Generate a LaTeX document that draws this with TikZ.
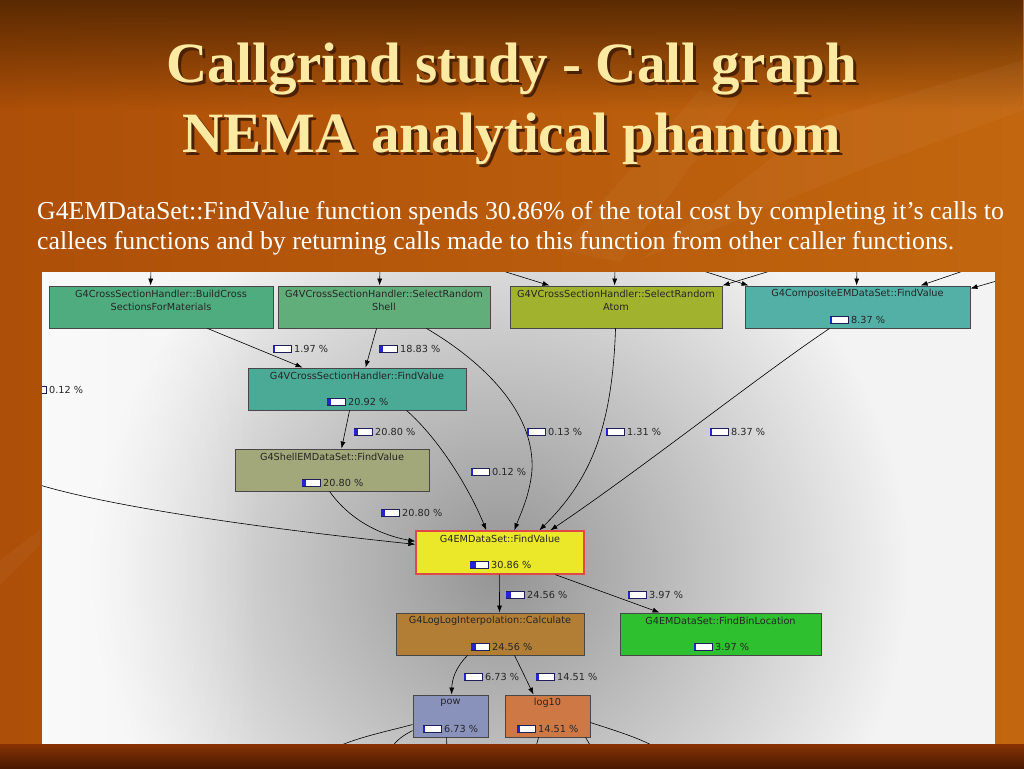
\documentclass[tikz,border=0pt]{standalone}
\usepackage{fontspec}
\setmainfont{Liberation Serif}
\newfontfamily\gfont{DejaVu Sans}
\usetikzlibrary{arrows.meta,calc,fadings}
\definecolor{bgleft}{HTML}{AD4F08}
\definecolor{bgright}{HTML}{C2660F}
\definecolor{topdark}{HTML}{5A2A02}
\definecolor{botA}{HTML}{883203}
\definecolor{botB}{HTML}{4A1A02}
\definecolor{titlecol}{HTML}{FCE9A2}
\definecolor{shadowcol}{HTML}{4A2203}
\definecolor{panelbg}{HTML}{F3F3F3}
\definecolor{cBuild}{RGB}{78,172,126}
\definecolor{cShell}{RGB}{98,174,122}
\definecolor{cAtom}{RGB}{160,178,46}
\definecolor{cComp}{RGB}{82,176,166}
\definecolor{cVCSH}{RGB}{74,170,150}
\definecolor{cShellEM}{RGB}{162,168,122}
\definecolor{cEM}{RGB}{234,232,40}
\definecolor{cLog}{RGB}{178,126,54}
\definecolor{cBin}{RGB}{46,192,46}
\definecolor{cPow}{RGB}{136,146,186}
\definecolor{cLog10}{RGB}{206,120,70}
\definecolor{barnavy}{HTML}{1E1E5A}
\definecolor{barblue}{HTML}{2424D0}
\definecolor{emred}{HTML}{E04848}
\newcommand\pctlab[4]{%
  \node[gtext,anchor=west] (#1) at #2 {#4};
  \draw[barframe] ($(#1.west)+(-21,-3.2)$) rectangle ($(#1.west)+(-3,3.2)$);
  \fill[barfill] ($(#1.west)+(-20.6,-2.8)$) rectangle ($(#1.west)+({-20.6+max(1.3,17.2*#3)},2.8)$);
}
\newcommand\shadowed[1]{\makebox[0pt][l]{\hspace{3pt}\raisebox{-3pt}{\color{shadowcol}#1}}#1}
\begin{document}
\begin{tikzpicture}[x=1pt,y=-1pt,
  gbox/.style={draw=black!72, line width=0.9pt, minimum height=42pt, inner sep=0pt, rectangle},
  gtext/.style={font=\gfont\fontsize{9.7}{11}\selectfont, text=black!85, inner sep=0pt},
  edge/.style={draw=black, line width=0.6pt, -{Latex[length=7pt,width=5pt]}},
  lead/.style={draw=black, line width=0.6pt},
  barframe/.style={draw=barnavy, line width=0.7pt, fill=white},
  barfill/.style={fill=barblue},
  title/.style={font=\bfseries\fontsize{57}{60}\selectfont, text=titlecol, inner sep=0pt, anchor=base},
  para/.style={font=\fontsize{25.8}{28}\selectfont, text=white, inner sep=0pt, anchor=base west}]
\useasboundingbox (0,0) rectangle (1024,768);
% slide background
\shade[left color=bgleft, right color=bgright] (0,0) rectangle (1024,768);
\fill[topdark, path fading=south] (0,0) rectangle (1024,110);
\fill[white, opacity=0.035] (640,260) -- (820,120) -- (1024,60) -- (1024,110) -- (860,170) -- cycle;
\fill[white, opacity=0.03] (560,250) -- (700,90) -- (740,100) -- (620,262) -- cycle;
\fill[white, opacity=0.04] (0,560) -- (40,530) -- (40,545) -- (0,585) -- cycle;
% title
\node[title] (t1) at (512,82) {\shadowed{Callgrind study - Call graph}};
\node[title] (t2) at (512,152) {\shadowed{NEMA analytical phantom}};
\node[para] (p1) at (37,219) {G4EMDataSet::FindValue function spends 30.86\% of the total cost by completing it’s calls to};
\node[para] (p2) at (37,249) {callees functions and by returning calls made to this function from other caller functions.};
% graph panel
\fill[panelbg] (42,272) rectangle (995,744);
\begin{scope}
\clip (42,272) rectangle (995,744);
\shade[inner color=black!42, outer color=panelbg] (500,570) circle (410);
\fill[white, opacity=0.6, path fading=east] (42,272) rectangle (260,744);
% nodes
\node[gbox, fill=cBuild, minimum width=224pt] (n1) at (161,307) {};
\node[gbox, fill=cShell, minimum width=212pt] (n2) at (384,307) {};
\node[gbox, fill=cAtom, minimum width=212pt] (n3) at (616,307) {};
\node[gbox, fill=cComp, minimum width=225pt] (n4) at (857.5,307) {};
\node[gbox, fill=cVCSH, minimum width=218pt] (n5) at (357,389) {};
\node[gbox, fill=cShellEM, minimum width=194pt] (n6) at (332,470) {};
\node[gbox, fill=cEM, draw=emred, line width=1.3pt, minimum width=168pt, minimum height=43pt] (n7) at (500,552.5) {};
\node[gbox, fill=cLog, minimum width=188pt] (n8) at (490,634) {};
\node[gbox, fill=cBin, minimum width=201pt] (n9) at (720.5,634) {};
\node[gbox, fill=cPow, minimum width=75pt] (n10) at (450.5,716) {};
\node[gbox, fill=cLog10, minimum width=85pt] (n11) at (547.5,716) {};
% node texts
\node[gtext] (n1a) at ($(n1.north)+(0,8)$) {G4CrossSectionHandler::BuildCross};
\node[gtext] (n1b) at ($(n1.north)+(0,21)$) {SectionsForMaterials};
\node[gtext] (n2a) at ($(n2.north)+(0,8)$) {G4VCrossSectionHandler::SelectRandom};
\node[gtext] (n2b) at ($(n2.north)+(0,21)$) {Shell};
\node[gtext] (n3a) at ($(n3.north)+(0,8)$) {G4VCrossSectionHandler::SelectRandom};
\node[gtext] (n3b) at ($(n3.north)+(0,21)$) {Atom};
\node[gtext] (n4a) at ($(n4.north)+(0,8)$) {G4CompositeEMDataSet::FindValue};
\node[gtext] (n5a) at ($(n5.north)+(0,8)$) {G4VCrossSectionHandler::FindValue};
\node[gtext] (n6a) at ($(n6.north)+(0,8)$) {G4ShellEMDataSet::FindValue};
\node[gtext] (n7a) at ($(n7.north)+(0,8.5)$) {G4EMDataSet::FindValue};
\node[gtext] (n8a) at ($(n8.north)+(0,8)$) {G4LogLogInterpolation::Calculate};
\node[gtext] (n9a) at ($(n9.north)+(0,8)$) {G4EMDataSet::FindBinLocation};
\node[gtext] (n10a) at ($(n10.north)+(0,8)$) {pow};
\node[gtext] (n11a) at ($(n11.north)+(0,8)$) {log10};
\pctlab{q4}{(851,320)}{0.0837}{8.37 \%}
\pctlab{q5}{(348,402)}{0.2092}{20.92 \%}
\pctlab{q6}{(323,483)}{0.2080}{20.80 \%}
\pctlab{q7}{(491,565)}{0.3086}{30.86 \%}
\pctlab{q8}{(492,647)}{0.2456}{24.56 \%}
\pctlab{q9}{(715,647)}{0.0397}{3.97 \%}
\pctlab{q10}{(444,729)}{0.0673}{6.73 \%}
\pctlab{q11}{(538,729)}{0.1451}{14.51 \%}
% free ends
\coordinate (in1) at (151,268);
\coordinate (in2) at (380,268);
\coordinate (in3) at (490,267);
\coordinate (in4) at (615,268);
\coordinate (in5) at (780,268);
\coordinate (in6) at (694,268);
\coordinate (in7) at (857,268);
\coordinate (in8) at (972,268);
\coordinate (in9) at (1000,280);
\coordinate (lf) at (30,482);
\coordinate (o1) at (330,750);
\coordinate (o2) at (390,750);
\coordinate (o3) at (447,750);
\coordinate (o4) at (535,750);
\coordinate (o5) at (593,750);
\coordinate (o6) at (660,750);
% incoming edges from above
\draw[edge] (in1) -- ($(n1.north west)+(102,0)$);
\draw[edge] (in2) -- ($(n2.north west)+(102,0)$);
\draw[edge] (in3) -- ($(n3.north west)+(40,0)$);
\draw[edge] (in4) -- ($(n3.north west)+(105,0)$);
\draw[edge] (in5) -- ($(n3.north east)+(0,0)$);
\draw[edge] (in6) -- ($(n4.north west)+(4,0)$);
\draw[edge] (in7) -- ($(n4.north west)+(112,0)$);
\draw[edge] (in8) -- ($(n4.north west)+(176,0)$);
\draw[edge] (in9) -- ($(n4.north east)+(0,3)$);
% internal edges
\draw[edge] ($(n1.south west)+(159,0)$) -- ($(n5.north west)+(55,0)$);
\draw[edge] ($(n2.south west)+(99,0)$) -- ($(n5.north west)+(118,0)$);
\draw[edge] ($(n2.south west)+(149,0)$) .. controls (480,360) and (535,410) .. (532,470) .. controls (530,495) and (520,515) .. ($(n7.north west)+(99,0)$);
\draw[edge] ($(n5.south west)+(159,0)$) .. controls (440,440) and (470,490) .. ($(n7.north west)+(71,0)$);
\draw[edge] ($(n3.south west)+(106,0)$) .. controls (612,430) and (590,480) .. ($(n7.north west)+(124,0)$);
\draw[edge] ($(n4.south west)+(85,0)$) .. controls (760,375) and (640,470) .. ($(n7.north west)+(135,0)$);
\draw[edge] ($(n5.south west)+(102,0)$) -- ($(n6.north west)+(107,0)$);
\draw[edge] ($(n6.south west)+(95,0)$) .. controls (350,520) and (380,535) .. ($(n7.north west)+(0,11)$);
\draw[edge] (lf) .. controls (100,505) and (250,527) .. ($(n7.north west)+(0,14)$);
\draw[edge] ($(n7.south west)+(84,0)$) -- ($(n8.north west)+(104,0)$);
\draw[edge] ($(n7.south west)+(140,0)$) -- ($(n9.north west)+(40,0)$);
\draw[edge] ($(n8.south west)+(72,0)$) .. controls (455,668) and (452,680) .. ($(n10.north west)+(39,0)$);
\draw[edge] ($(n8.south west)+(119,0)$) -- ($(n11.north west)+(29,0)$);
% outgoing edges below
\draw[lead] ($(n10.north west)+(0,30)$) .. controls (380,733) and (355,738) .. (o1);
\draw[lead] ($(n10.north west)+(0,36)$) .. controls (400,737) and (395,742) .. (o2);
\draw[lead] ($(n10.south west)+(34,0)$) -- (o3);
\draw[lead] ($(n11.south west)+(34,0)$) -- (o4);
\draw[lead] ($(n11.south west)+(81,0)$) -- (o5);
\draw[lead] ($(n11.north east)+(0,28)$) .. controls (620,732) and (645,740) .. (o6);
% edge labels
\pctlab{e1}{(294,349)}{0.0197}{1.97 \%}
\pctlab{e2}{(400,349)}{0.1883}{18.83 \%}
\pctlab{e3}{(49,390)}{0.0012}{0.12 \%}
\pctlab{e4}{(375,432)}{0.2080}{20.80 \%}
\pctlab{e5}{(548,432)}{0.0013}{0.13 \%}
\pctlab{e6}{(627,432)}{0.0131}{1.31 \%}
\pctlab{e7}{(731,432)}{0.0837}{8.37 \%}
\pctlab{e8}{(492,472)}{0.0012}{0.12 \%}
\pctlab{e9}{(402,513)}{0.2080}{20.80 \%}
\pctlab{e10}{(527,595)}{0.2456}{24.56 \%}
\pctlab{e11}{(649,595)}{0.0397}{3.97 \%}
\pctlab{e12}{(485,677)}{0.0673}{6.73 \%}
\pctlab{e13}{(557,677)}{0.1451}{14.51 \%}
\end{scope}
% bottom band of the slide
\shade[top color=botA, bottom color=botB] (0,744) rectangle (1024,768);
\end{tikzpicture}
\end{document}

_ _ _ _

● Request: Copy every line of the listing that contains the word "this".

● Solution:
Generate a LaTeX document that draws this with TikZ.
\node[para] (p2) at (37,249) {callees functions and by returning calls made to this function from other caller functions.};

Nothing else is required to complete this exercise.